Spaargeld dat op vrij opneembare spaarrekeningen staat, wordt door de inflatie minder waard, omdat de zogenoemde reële rente (de spaarrente minus de inflatie) negatief is.
De situatie voor spaarders is behoorlijk dramatisch, omdat ook de spaarrentes voor deposito’s waarbij het spaargeld langer vaststaat, laag zijn.
Als je spaargeld minimaal 20 jaar vastzet, krijg je maximaal 1,9 procent per jaar. Ook dat is niet genoeg om de gemiddelde prijsstijging van inmiddels 2,2 procent te compenseren.
Belasting op vermogen
Naast de inflatie moet je als spaarder ook rekening houden met de belasting op vermogen in box 3. Het startpunt voor spaargeld en beleggingen die in box 3 worden belast, is een vrijstelling van 30.360 euro per persoon in 2019.
Vervolgens betaal je over het vermogen tot iets meer dan 100.000 euro (een bedrag van ruim 70.000 euro dat boven de vrijstelling van 30.650 euro uitkomt) effectief 0,58 procent belasting; over het bedrag tussen de ruim 100.000 euro en ruim 1 miljoen euro is de effectieve heffing 1,34 procent; boven de (ruim) 1 miljoen euro wordt de heffing 1,68 procent.

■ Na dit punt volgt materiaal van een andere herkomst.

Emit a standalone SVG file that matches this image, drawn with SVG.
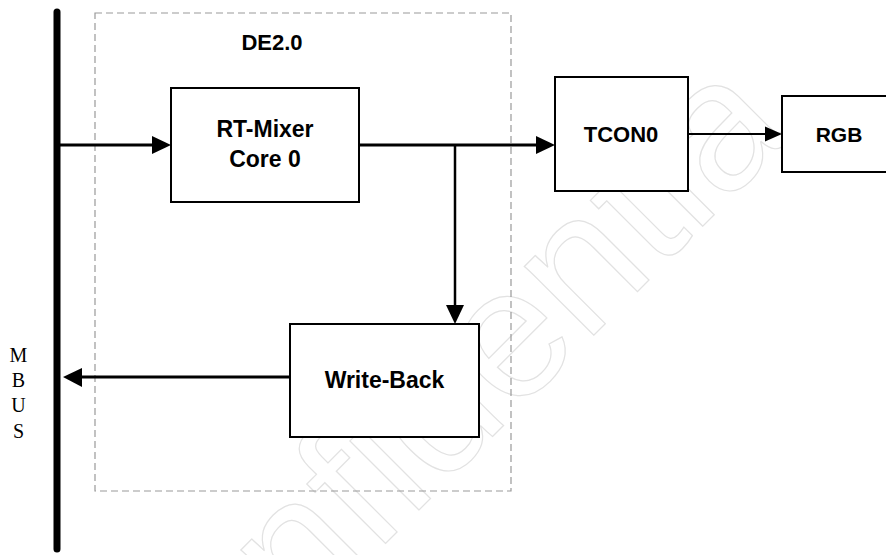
<svg xmlns="http://www.w3.org/2000/svg" width="886" height="555" viewBox="0 0 886 555">
<style>
.box{fill:#fff;stroke:#000;stroke-width:2}
.lbl{font-family:"Liberation Sans",Arial,sans-serif;font-weight:bold;fill:#000;text-anchor:middle}
.ln{stroke:#000;fill:none}
.ah{fill:#000;stroke:none}
.wm{font-family:"Liberation Sans",Arial,sans-serif;font-size:185px;fill:none;stroke:#e2e2e2;stroke-width:1.2}
.bus{font-family:"Liberation Serif","Times New Roman",serif;font-size:20px;fill:#000;text-anchor:middle}
</style>
<rect width="886" height="555" fill="#fff"/>
<g id="watermark">
<text class="wm" transform="translate(163,766) rotate(-45)">confidentia</text>
</g>
<g id="de20">
<rect x="95" y="13" width="416" height="478" fill="none" stroke="#999" stroke-width="1.2" stroke-dasharray="7 4"/>
<text class="lbl" x="272" y="50" font-size="22">DE2.0</text>
</g>
<g id="mbus">
<line x1="57" y1="12" x2="57" y2="549" stroke="#000" stroke-width="7" stroke-linecap="round"/>
<text class="bus" x="18.5" y="362">M</text>
<text class="bus" x="18.5" y="387">B</text>
<text class="bus" x="18.5" y="412">U</text>
<text class="bus" x="18.5" y="438">S</text>
</g>
<g id="rtmixer">
<rect class="box" x="171" y="88" width="188" height="114"/>
<text class="lbl" x="265" y="137" font-size="23">RT-Mixer</text>
<text class="lbl" x="265" y="167" font-size="23">Core 0</text>
</g>
<g id="tcon0">
<rect class="box" x="555" y="77" width="133" height="114"/>
<text class="lbl" x="621" y="142" font-size="22">TCON0</text>
</g>
<g id="rgb">
<rect class="box" x="782" y="96" width="120" height="76"/>
<text class="lbl" x="839" y="142" font-size="21">RGB</text>
</g>
<g id="writeback">
<rect class="box" x="290" y="324" width="189" height="113"/>
<text class="lbl" x="384.5" y="388" font-size="23">Write-Back</text>
</g>
<g id="connectors">
<line class="ln" x1="60" y1="145" x2="154" y2="145" stroke-width="3"/>
<polygon class="ah" points="152,136 171,145 152,154"/>
<line class="ln" x1="359" y1="145" x2="538" y2="145" stroke-width="3"/>
<polygon class="ah" points="536,136 555,145 536,154"/>
<line class="ln" x1="455" y1="145" x2="455" y2="307" stroke-width="2.5"/>
<polygon class="ah" points="446,305 455,324 464,305"/>
<line class="ln" x1="290" y1="377" x2="80" y2="377" stroke-width="3"/>
<polygon class="ah" points="82,368 63,377 82,387"/>
<line class="ln" x1="688" y1="134" x2="767" y2="134" stroke-width="2"/>
<polygon class="ah" points="765,126.5 782,134 765,141.5"/>
</g>
</svg>
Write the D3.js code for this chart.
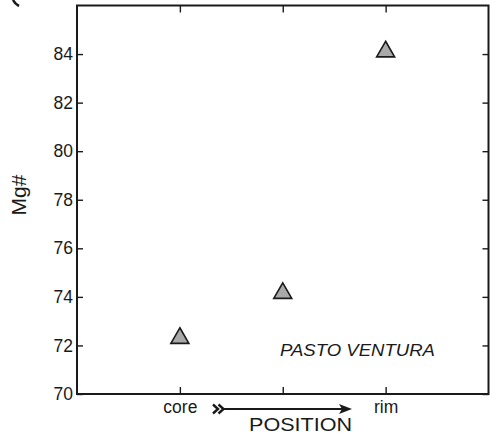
<!DOCTYPE html>
<html>
<head>
<meta charset="utf-8">
<script src="https://cdn.jsdelivr.net/npm/d3@7"></script>
<style>
  html, body { margin: 0; padding: 0; background: #fff; }
  svg { display: block; font-family: "Liberation Sans", Arial, sans-serif; }
</style>
</head>
<body>
<svg id="chart" width="490" height="434"></svg>
<script>
// Mg# of the crystal zones, core to rim
const positionLabels = ["core", "", "rim"];
const positionIndex = [1, 2, 3];
const mgNumber = [72.3, 74.15, 84.1];
const yTicks = [70, 72, 74, 76, 78, 80, 82, 84];

const svg = d3.select("#chart");
const plotLeft = 77, plotRight = 488.5, plotTop = 5.5, plotBottom = 394;

const x = d3.scaleLinear().domain([0, 4]).range([plotLeft, plotRight]);
const y = d3.scaleLinear().domain([70, 86]).range([plotBottom, plotTop]);

const ink = "#1a1a1a";
const font = "'Liberation Sans', Arial, sans-serif";

// left axis with labels, ticks pointing inward
const gl = svg.append("g").attr("transform", `translate(${plotLeft},0)`)
  .call(d3.axisLeft(y).tickValues(yTicks).tickFormat(d3.format("d"))
    .tickSizeInner(-6).tickSizeOuter(0).tickPadding(4));
// right axis, ticks only
const gr = svg.append("g").attr("transform", `translate(${plotRight},0)`)
  .call(d3.axisRight(y).tickValues(yTicks).tickFormat("")
    .tickSizeInner(-6).tickSizeOuter(0));
// bottom axis with position labels
const gb = svg.append("g").attr("transform", `translate(0,${plotBottom})`)
  .call(d3.axisBottom(x).tickValues(positionIndex)
    .tickFormat((d, i) => positionLabels[i])
    .tickSizeInner(-7).tickSizeOuter(0).tickPadding(7));
// top axis, ticks only
const gt = svg.append("g").attr("transform", `translate(0,${plotTop})`)
  .call(d3.axisTop(x).tickValues(positionIndex).tickFormat("")
    .tickSizeInner(-7).tickSizeOuter(0));

[gl, gr, gb, gt].forEach(g => {
  g.attr("font-family", font).attr("font-size", 17.5);
  g.select(".domain").remove();
  g.selectAll(".tick line").attr("stroke", ink).attr("stroke-width", 1.4);
  g.selectAll(".tick text").attr("fill", ink);
});

// frame
svg.append("rect")
  .attr("x", plotLeft).attr("y", plotTop)
  .attr("width", plotRight - plotLeft).attr("height", plotBottom - plotTop)
  .attr("fill", "none").attr("stroke", ink).attr("stroke-width", 2);

// data points
const tri = d3.symbol().type(d3.symbolTriangle).size(140);
svg.append("g").selectAll("path")
  .data(mgNumber)
  .join("path")
  .attr("d", tri)
  .attr("transform", (d, i) => `translate(${x(positionIndex[i])},${y(d)})`)
  .attr("fill", "#a9a9a9")
  .attr("stroke", ink)
  .attr("stroke-width", 1.6)
  .attr("stroke-linejoin", "miter");

// locality label
svg.append("text")
  .attr("x", 280).attr("y", 356)
  .attr("textLength", 155).attr("lengthAdjust", "spacingAndGlyphs")
  .attr("font-family", font).attr("font-size", 16.5).attr("font-style", "italic")
  .attr("fill", ink)
  .text("PASTO VENTURA");

// y axis title
svg.append("text")
  .attr("transform", "translate(26,195) rotate(-90)")
  .attr("text-anchor", "middle")
  .attr("font-family", font).attr("font-size", 21)
  .attr("fill", ink)
  .text("Mg#");

// direction arrow for the x axis
const ay = 409;
const chevron = x0 => `M${x0},${ay - 4.5} L${x0 + 5},${ay} L${x0},${ay + 4.5}`;
svg.append("path")
  .attr("d", chevron(213) + " " + chevron(218.5))
  .attr("fill", "none").attr("stroke", ink).attr("stroke-width", 2.4);
svg.append("line")
  .attr("x1", 222).attr("x2", 344).attr("y1", ay).attr("y2", ay)
  .attr("stroke", ink).attr("stroke-width", 2);
svg.append("path")
  .attr("d", `M352,${ay} L339,${ay - 5} L342,${ay} L339,${ay + 5} Z`)
  .attr("fill", ink);

svg.append("text")
  .attr("x", 249).attr("y", 431)
  .attr("textLength", 103).attr("lengthAdjust", "spacingAndGlyphs")
  .attr("font-family", font).attr("font-size", 19)
  .attr("fill", ink)
  .text("POSITION");

// fragment of the panel mark at the top edge
svg.append("path")
  .attr("d", "M13,0 Q15,4 19,6")
  .attr("fill", "none").attr("stroke", ink).attr("stroke-width", 2.6);
</script>
</body>
</html>
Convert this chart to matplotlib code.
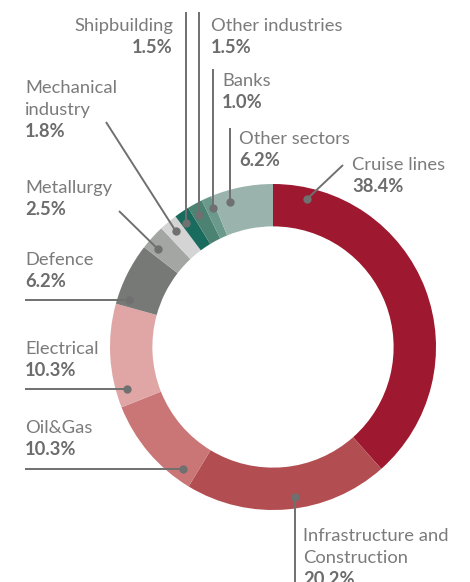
import numpy as np
import matplotlib.pyplot as plt

sectors = ['Cruise lines', 'Infrastructure and\nConstruction', 'Oil&Gas', 'Electrical',
           'Defence', 'Metallurgy', 'Mechanical\nindustry', 'Shipbuilding',
           'Other industries', 'Banks', 'Other sectors']
shares = [38.4, 20.2, 10.3, 10.3, 6.2, 2.5, 1.8, 1.5, 1.5, 1.0, 6.2]
colors = ['#9e1830', '#b24e51', '#ca7677', '#e0a6a5', '#777977', '#a4a6a4',
          '#d3d4d3', '#186b5d', '#4b8272', '#6b9a8d', '#9ab4ad']

W, H = 470, 582
CX, CY, R = 273, 347, 163  # pie centre and radius in pixels


def px(x, y):
    # pixel position (top-left origin) -> data units of the pie
    return (x - CX) / R, (CY - y) / R


plt.rcParams['font.family'] = 'Lato'
fig = plt.figure(figsize=(W / 100, H / 100), dpi=100)
ax = fig.add_axes([0, 0, 1, 1])

ax.pie(shares, colors=colors, startangle=90, counterclock=False, radius=1,
       wedgeprops=dict(width=0.26, linewidth=0))

ax.set_xlim(px(0, 0)[0], px(W, 0)[0])
ax.set_ylim(px(0, H)[1], px(0, 0)[1])
ax.set_aspect('equal')
ax.axis('off')

TXT = '#7b7b7b'
PCT = '#6c6c6c'
LINE = '#6f706f'
FS = 13.2
STEP = 22

# label layout: (name baseline x, y, alignment, dot angle, leader end)
layout = {
    'Cruise lines': (352, 170, 'left', 77.1, ('pt', 343, 165)),
    'Infrastructure and\nConstruction': (303, 541, 'left', -81.8, ('v', 600)),
    'Oil&Gas': (25, 433, 'left', -126.6, ('h', 25)),
    'Electrical': (25, 354, 'left', -164.1, ('h', 25)),
    'Defence': (25, 265, 'left', 161.9, ('h', 25)),
    'Metallurgy': (25, 193, 'left', 139.6, ('pt', 119, 211)),
    'Mechanical\nindustry': (25, 93, 'left', 130.0, ('pt', 106, 122)),
    'Shipbuilding': (173, 31, 'right', 125.0, ('v', 12)),
    'Other industries': (211, 31, 'left', 119.4, ('v', 12)),
    'Banks': (222, 86, 'left', 113.5, ('v', 69)),
    'Other sectors': (239, 144, 'left', 106.5, ('v', 128)),
}

for name, share in zip(sectors, shares):
    tx, ty, ha, ang, end = layout[name]
    lines = name.split('\n')
    for i, ln in enumerate(lines):
        ax.text(*px(tx, ty + i * STEP), ln, ha=ha, va='baseline',
                fontsize=FS, color=TXT)
    ax.text(*px(tx, ty + len(lines) * STEP), f'{share:.1f}%', ha=ha,
            va='baseline', fontsize=FS, color=PCT, fontweight='bold')

    # leader line from the ring to the label
    r_dot = 0.93
    dx = r_dot * np.cos(np.radians(ang))
    dy = r_dot * np.sin(np.radians(ang))
    if end[0] == 'v':
        ex, ey = dx, px(0, end[1])[1]
    elif end[0] == 'h':
        ex, ey = px(end[1], 0)[0], dy
    else:
        ex, ey = px(end[1], end[2])
    ax.plot([dx, ex], [dy, ey], color=LINE, lw=1.4, solid_capstyle='butt')
    ax.plot(dx, dy, 'o', color=LINE, ms=6, mew=0)

fig.savefig('out.png', dpi=100)
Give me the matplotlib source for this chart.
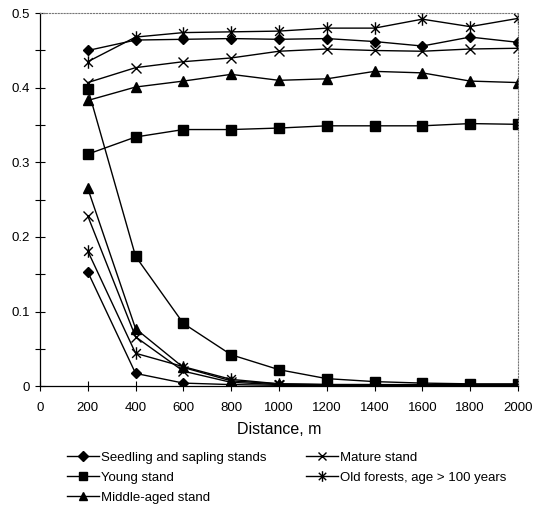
import numpy as np
import matplotlib
matplotlib.use("Agg")
import matplotlib.pyplot as plt
from matplotlib.path import Path
from matplotlib.ticker import MultipleLocator, FuncFormatter

distance = [200, 400, 600, 800, 1000, 1200, 1400, 1600, 1800, 2000]

labels = ["Seedling and sapling stands", "Young stand", "Middle-aged stand",
          "Mature stand", "Old forests, age > 100 years"]

# rising curves (one per stand type)
seedling_up = [0.450, 0.464, 0.465, 0.466, 0.465, 0.466, 0.462, 0.456, 0.468, 0.461]
young_up = [0.311, 0.334, 0.344, 0.344, 0.346, 0.349, 0.349, 0.349, 0.352, 0.351]
middle_up = [0.383, 0.401, 0.409, 0.418, 0.410, 0.412, 0.422, 0.420, 0.409, 0.407]
mature_up = [0.407, 0.427, 0.435, 0.440, 0.449, 0.452, 0.450, 0.449, 0.452, 0.453]
old_up = [0.435, 0.468, 0.474, 0.475, 0.476, 0.480, 0.480, 0.492, 0.482, 0.493]

# falling curves
seedling_down = [0.153, 0.017, 0.004, 0.002, 0.001, 0.001, 0.001, 0.001, 0.001, 0.001]
young_down = [0.399, 0.174, 0.084, 0.042, 0.022, 0.010, 0.006, 0.004, 0.003, 0.003]
middle_down = [0.265, 0.077, 0.025, 0.007, 0.003, 0.002, 0.002, 0.002, 0.002, 0.002]
mature_down = [0.228, 0.066, 0.020, 0.005, 0.002, 0.002, 0.001, 0.001, 0.001, 0.001]
old_down = [0.181, 0.044, 0.026, 0.009, 0.003, 0.002, 0.002, 0.001, 0.001, 0.001]

# excel-like asterisk marker: x plus vertical bar
star = Path([(0, -1), (0, 1), (-0.7, -0.7), (0.7, 0.7), (-0.7, 0.7), (0.7, -0.7)],
            [Path.MOVETO, Path.LINETO, Path.MOVETO, Path.LINETO, Path.MOVETO, Path.LINETO])

styles = [("D", 5.5), ("s", 7), ("^", 7), ("x", 7), (star, 9)]
ups = [seedling_up, young_up, middle_up, mature_up, old_up]
downs = [seedling_down, young_down, middle_down, mature_down, old_down]

plt.rcParams["font.family"] = ["Liberation Sans", "DejaVu Sans"]

fig = plt.figure(figsize=(5.43, 5.08), dpi=100)
ax = fig.add_axes([0.0737, 0.240, 0.880, 0.734])

for lab, (m, ms), up, down in zip(labels, styles, ups, downs):
    ax.plot(distance, up, color="k", lw=1.0, marker=m, ms=ms, mfc="k", mec="k",
            mew=1.0, label=lab)
    ax.plot(distance, down, color="k", lw=1.0, marker=m, ms=ms, mfc="k", mec="k",
            mew=1.0)

ax.set_xlim(0, 2000)
ax.set_ylim(0, 0.5)
ax.xaxis.set_major_locator(MultipleLocator(200))
ax.yaxis.set_major_locator(MultipleLocator(0.1))
ax.yaxis.set_minor_locator(MultipleLocator(0.05))
ax.yaxis.set_major_formatter(FuncFormatter(lambda v, p: "0" if v == 0 else f"{v:.1f}"))
ax.tick_params(axis="both", which="both", direction="inout", length=7, width=0.8,
               labelsize=9.5, top=False, right=False)
ax.tick_params(axis="x", pad=8)

for side in ["top", "right"]:
    ax.spines[side].set_linestyle(":")
    ax.spines[side].set_color("#777777")
for side in ["left", "bottom"]:
    ax.spines[side].set_linewidth(0.9)

ax.set_xlabel("Distance, m", fontsize=11.5, labelpad=6)

fig.legend(loc="upper left", bbox_to_anchor=(0.114, 0.122), ncol=2, frameon=False,
           fontsize=9.5, handlelength=2.4, handletextpad=0.2, columnspacing=2.95,
           labelspacing=0.6, borderaxespad=0, markerscale=0.85)

fig.savefig("out.png", dpi=100)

Om vermogen dat onder de heffing in box 3 valt waardevast te houden, is bij een spaarvermogen tot ruim een ton een rendement van minimaal 2,78 procent nodig (optelsom van de inflatie van 2,2 procent in januari 2019 en de vermogensbelasting). Dat is voor spaarders momenteel niet haalbaar.